The weakness is magnified as all of Shaw's interviewees would naturally be expected to be fairly hostile to the Lee regime and there's a consequent lack of balance. The point isn't whether Shaw is right or wrong in condemning Lee, but if he wants to take this stance he should examine what mitigating arguments Lee might offer and explain why he rejects them. Moreover, Shaw tends to ignore completely any episodes where none of his interviewees can provide any insight. For example, there was protracted takeover speculation in the summer and autumn of 1996 and a question I've had ever since is whether any interested party could credibly have offered the club an injection of funds and a new direction. If so, was Lee receptive or obstructive? My own judgement of Lee could change significantly depending on the answers. It doesn't even occur to Shaw to ask the questions.

Despite these very major criticisms, it would be unfair to say that the book has no redeeming feature. Shaw had access to people with an interesting insight and this is the saving grace of "Cups for Cock-Ups". The interviews with Donn (if you can cut your way through the gushing descriptions of his LA Law-style offices on Deansgate(!) and his plans for a glittering, continental-style academy of footballing science in Moss Side) and McDonald shed light on two men who could easily have become City chairman. In particular, the information surrounding McDonald's first bid for City is new and illuminating. I never knew, for instance, that after concluding a deal to buy a 52% holding in the club, McDonald had not only set up the White/Rocastle swap deal which went through a couple of weeks later, but had also arranged for Noel Whelan to come to Maine Road as part of the package. On the other hand, nine quid is a lot to pay for a book whose major merit is a couple of mildly interesting pieces of new information.

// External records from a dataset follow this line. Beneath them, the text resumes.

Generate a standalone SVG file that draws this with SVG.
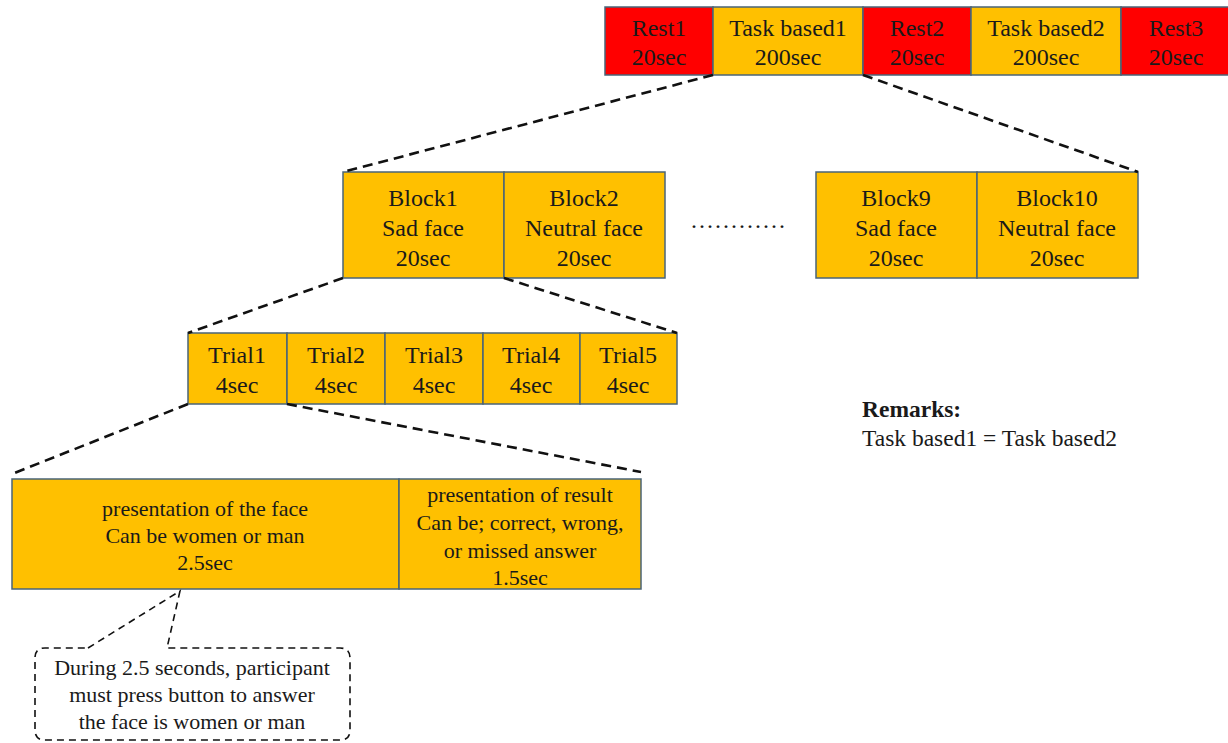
<svg xmlns="http://www.w3.org/2000/svg" width="1228" height="743" viewBox="0 0 1228 743">
  <style>
    .cell { stroke: #4a6478; stroke-width: 1.5; }
    .task { fill: #FFC000; }
    .rest { fill: #FF0000; }
    .t { font-family: "Liberation Serif", "Times New Roman", serif; fill: #1a1a1a; text-anchor: middle; }
    .big { font-size: 24px; }
    .small { font-size: 22px; }
    .note { font-size: 22px; }
    .rem { font-family: "Liberation Serif", "Times New Roman", serif; fill: #1a1a1a; font-size: 23.5px; }
    .zoom { fill: none; stroke: #111; stroke-width: 2.6; stroke-dasharray: 10 6; }
    .call { fill: none; stroke: #111; stroke-width: 1.6; stroke-dasharray: 7 5; }
  </style>
  <rect width="1228" height="743" fill="#ffffff"/>

  <!-- session timeline -->
  <g id="rest1"><rect class="cell rest" x="605" y="7" width="108" height="68"/>
    <text class="t big" x="659" y="36">Rest1</text><text class="t big" x="659" y="65">20sec</text></g>
  <g id="task1"><rect class="cell task" x="713" y="7" width="150" height="68"/>
    <text class="t big" x="788" y="36">Task based1</text><text class="t big" x="788" y="65">200sec</text></g>
  <g id="rest2"><rect class="cell rest" x="863" y="7" width="108" height="68"/>
    <text class="t big" x="917" y="36">Rest2</text><text class="t big" x="917" y="65">20sec</text></g>
  <g id="task2"><rect class="cell task" x="971" y="7" width="150" height="68"/>
    <text class="t big" x="1046" y="36">Task based2</text><text class="t big" x="1046" y="65">200sec</text></g>
  <g id="rest3"><rect class="cell rest" x="1121" y="7" width="112" height="68"/>
    <text class="t big" x="1176" y="36">Rest3</text><text class="t big" x="1176" y="65">20sec</text></g>

  <!-- blocks -->
  <g id="block1"><rect class="cell task" x="343" y="172" width="161" height="106"/>
    <text class="t big" x="423" y="206">Block1</text><text class="t big" x="423" y="236">Sad face</text><text class="t big" x="423" y="266">20sec</text></g>
  <g id="block2"><rect class="cell task" x="504" y="172" width="161" height="106"/>
    <text class="t big" x="584" y="206">Block2</text><text class="t big" x="584" y="236">Neutral face</text><text class="t big" x="584" y="266">20sec</text></g>
  <g id="ellipsis"><text class="t big" x="739" y="228" letter-spacing="2">............</text></g>
  <g id="block9"><rect class="cell task" x="816" y="172" width="161" height="106"/>
    <text class="t big" x="896" y="206">Block9</text><text class="t big" x="896" y="236">Sad face</text><text class="t big" x="896" y="266">20sec</text></g>
  <g id="block10"><rect class="cell task" x="977" y="172" width="161" height="106"/>
    <text class="t big" x="1057" y="206">Block10</text><text class="t big" x="1057" y="236">Neutral face</text><text class="t big" x="1057" y="266">20sec</text></g>

  <!-- trials -->
  <g id="trial1"><rect class="cell task" x="188" y="333" width="99" height="71"/>
    <text class="t big" x="237" y="363">Trial1</text><text class="t big" x="237" y="393">4sec</text></g>
  <g id="trial2"><rect class="cell task" x="287" y="333" width="98" height="71"/>
    <text class="t big" x="336" y="363">Trial2</text><text class="t big" x="336" y="393">4sec</text></g>
  <g id="trial3"><rect class="cell task" x="385" y="333" width="98" height="71"/>
    <text class="t big" x="434" y="363">Trial3</text><text class="t big" x="434" y="393">4sec</text></g>
  <g id="trial4"><rect class="cell task" x="483" y="333" width="97" height="71"/>
    <text class="t big" x="531" y="363">Trial4</text><text class="t big" x="531" y="393">4sec</text></g>
  <g id="trial5"><rect class="cell task" x="580" y="333" width="97" height="71"/>
    <text class="t big" x="628" y="363">Trial5</text><text class="t big" x="628" y="393">4sec</text></g>

  <!-- trial phases -->
  <g id="face"><rect class="cell task" x="12" y="479" width="387" height="110"/>
    <text class="t small" x="205" y="516">presentation of the face</text>
    <text class="t small" x="205" y="543">Can be women or man</text>
    <text class="t small" x="205" y="570">2.5sec</text></g>
  <g id="result"><rect class="cell task" x="399" y="479" width="242" height="110"/>
    <text class="t small" x="520" y="502">presentation of result</text>
    <text class="t small" x="520" y="530">Can be; correct, wrong,</text>
    <text class="t small" x="520" y="558">or missed answer</text>
    <text class="t small" x="520" y="585">1.5sec</text></g>

  <!-- callout note -->
  <g id="note">
    <path class="call" d="M88 648 L180 591 L167 648 L340 648 Q350 648 350 658 L350 730 Q350 740 340 740 L45 740 Q35 740 35 730 L35 658 Q35 648 45 648 Z"/>
    <text class="t note" x="192" y="675">During 2.5 seconds, participant</text>
    <text class="t note" x="192" y="702">must press button to answer</text>
    <text class="t note" x="192" y="729">the face is women or man</text>
  </g>

  <!-- remarks -->
  <g id="remarks">
    <text class="rem" x="862" y="417" font-weight="bold">Remarks:</text>
    <text class="rem" x="862" y="446">Task based1 = Task based2</text>
  </g>

  <!-- zoom connectors -->
  <g id="connectors">
    <line class="zoom" x1="713" y1="75" x2="343" y2="172"/>
    <line class="zoom" x1="863" y1="75" x2="1138" y2="172"/>
    <line class="zoom" x1="343" y1="278" x2="188" y2="333"/>
    <line class="zoom" x1="504" y1="278" x2="677" y2="333"/>
    <line class="zoom" x1="188" y1="404" x2="12" y2="474"/>
    <line class="zoom" x1="287" y1="404" x2="641" y2="472"/>
  </g>
</svg>
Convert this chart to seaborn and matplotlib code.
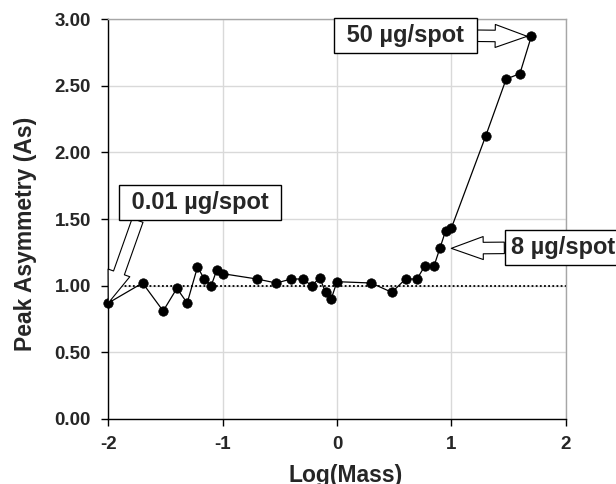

One of the reviews of the Alex Fynn book said it was a benchmark against which all football books of its type could be judged, and as I think that's a fair comment, I'll end by comparing it to Shaw's efforts. For £6.99, Fynn offers over 400 pages well-written and well-argued insight into the modern game at top level, from a man whose background makes him well worth listening to on the topic. For £8.99, Shaw offers 170 pages which don't even begin to approach a similar standard, with unsatisfactory reasoning to back up fairly mundane conclusions - that Swales mismanaged the club, Lee didn't have enough money, couldn't get rid of some people who needed to be removed and made some mistakes (tell us something we don't know!). I expressed the view that there's a great book begging to be written about City's torments - there's certainly scope for an authoritative and compelling treatment of a decline which has been swift, dramatic and brutally disappointing. Unfortunately, "Cups for Cock-Ups" is well wide of the mark.